Re: [PATCH RFC 4/5] sched,numa: calculate node scores in complex NUMA topologies
From: Peter Zijlstra
Date: Sun Oct 12 2014 - 10:54:16 EST
On Wed, Oct 08, 2014 at 03:37:29PM -0400, riel@xxxxxxxxxx wrote:
> From: Rik van Riel <riel@xxxxxxxxxx>
>
> In order to do task placement on systems with complex NUMA topologies,
> it is necessary to count the faults on nodes nearby the node that is
> being examined for a potential move.
>
> In case of a system with a backplane interconnect, we are dealing with
> groups of NUMA nodes; each of the nodes within a group is the same number
> of hops away from nodes in other groups in the system. Optimal placement
> on this topology is achieved by counting all nearby nodes equally. When
> comparing nodes A and B at distance N, nearby nodes are those at distances
> smaller than N from nodes A or B.
>
> Placement strategy on a system with a glueless mesh NUMA topology needs
> to be different, because there are no natural groups of nodes determined
> by the hardware. Instead, when dealing with two nodes A and B at distance
> N, N >= 2, there will be intermediate nodes at distance < N from both nodes
> A and B. Good placement can be achieved by right shifting the faults on
> nearby nodes by the number of hops from the node being scored. In this
> context, a nearby node is any node less than the maximum distance in the
> system away from the node. Those nodes are skipped for efficiency reasons,
> there is no real policy reason to do so.

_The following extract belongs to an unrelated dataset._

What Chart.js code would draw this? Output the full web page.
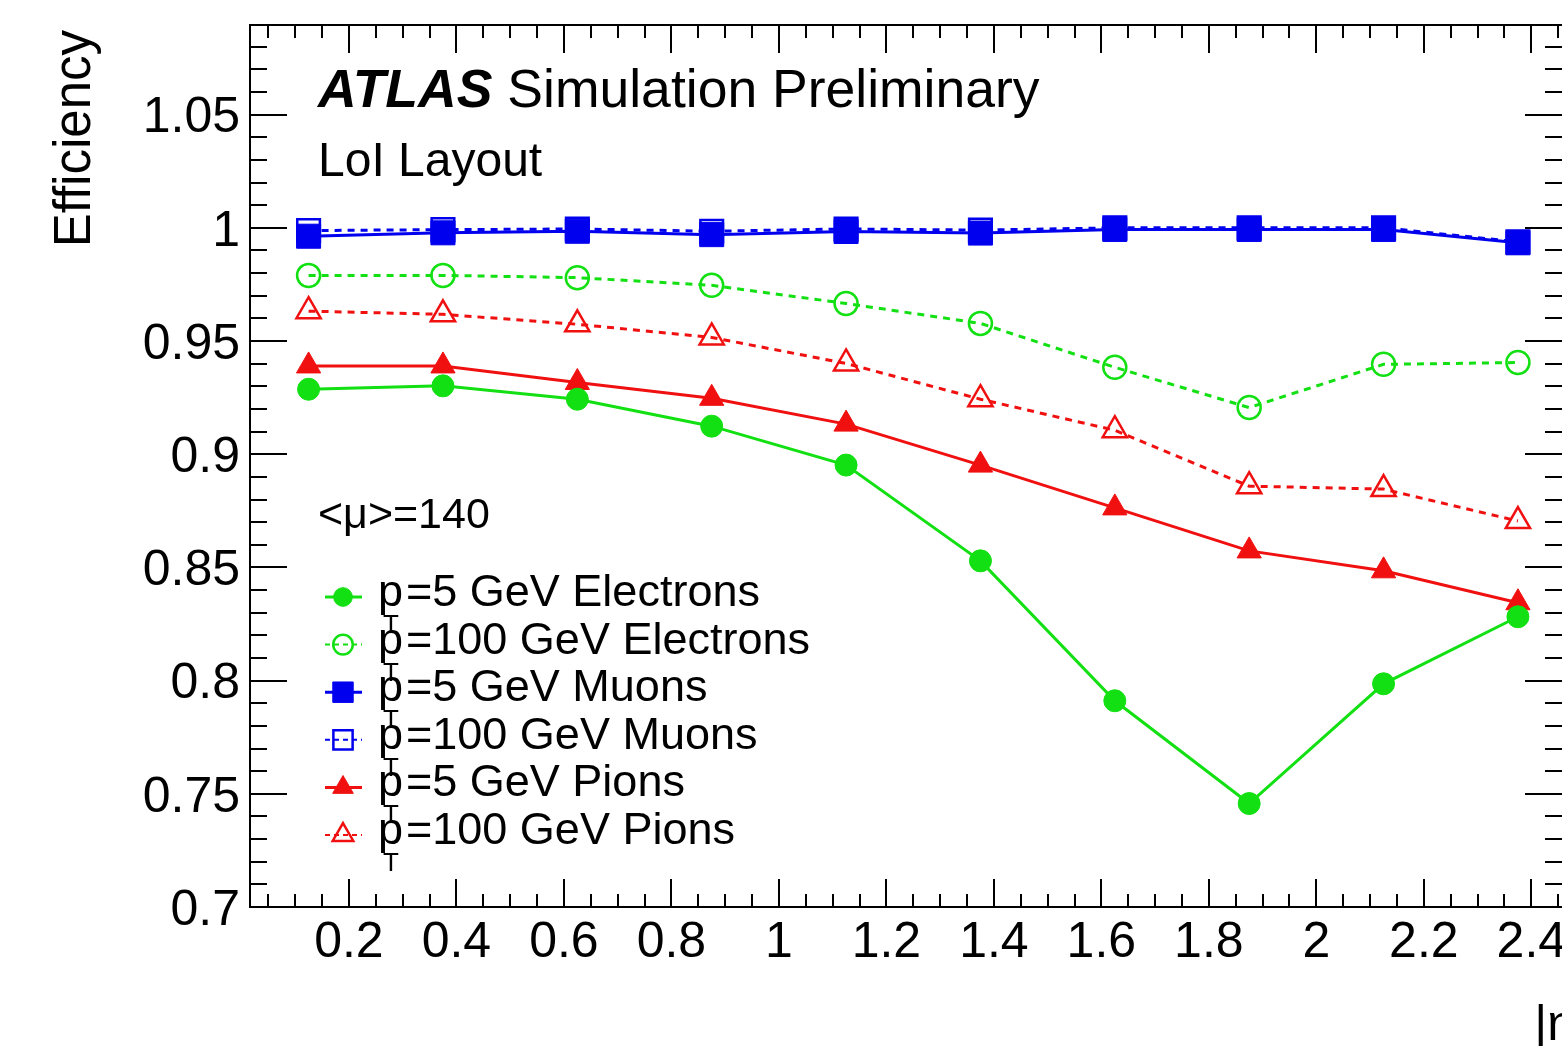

> +/* Handle placement on systems where not all nodes are directly connected. */
> +static unsigned long score_nearby_nodes(struct task_struct *p, int nid,
> + int hoplimit, bool task)
> +{
> + unsigned long score = 0;
> + int node;
> +
> + /*
> + * All nodes are directly connected, and the same distance
> + * from each other. No need for fancy placement algorithms.
> + */
> + if (sched_numa_topology_type == NUMA_DIRECT)
> + return 0;
> +
> + for_each_online_node(node) {
> + }
> +
> + return score;
> +}
> @@ -944,6 +1003,8 @@ static inline unsigned long task_weight(struct task_struct *p, int nid,
> return 0;
>
> faults = task_faults(p, nid);
> + faults += score_nearby_nodes(p, nid, hops, true);
> +
> return 1000 * faults / total_faults;
> }
> @@ -961,6 +1022,8 @@ static inline unsigned long group_weight(struct task_struct *p, int nid,
> return 0;
>
> faults = group_faults(p, nid);
> + faults += score_nearby_nodes(p, nid, hops, false);
> +
> return 1000 * faults / total_faults;
> }
So this makes {task,group}_weight() O(nr_nodes), and we call these
function from O(nr_nodes) loops, giving a total of O(nr_nodes^2)
computational complexity, right?
Seems important to mention; I realize this is only for !DIRECT, but
still, I bet the real large people (those same 512 nodes we had
previous) would not really appreciate this.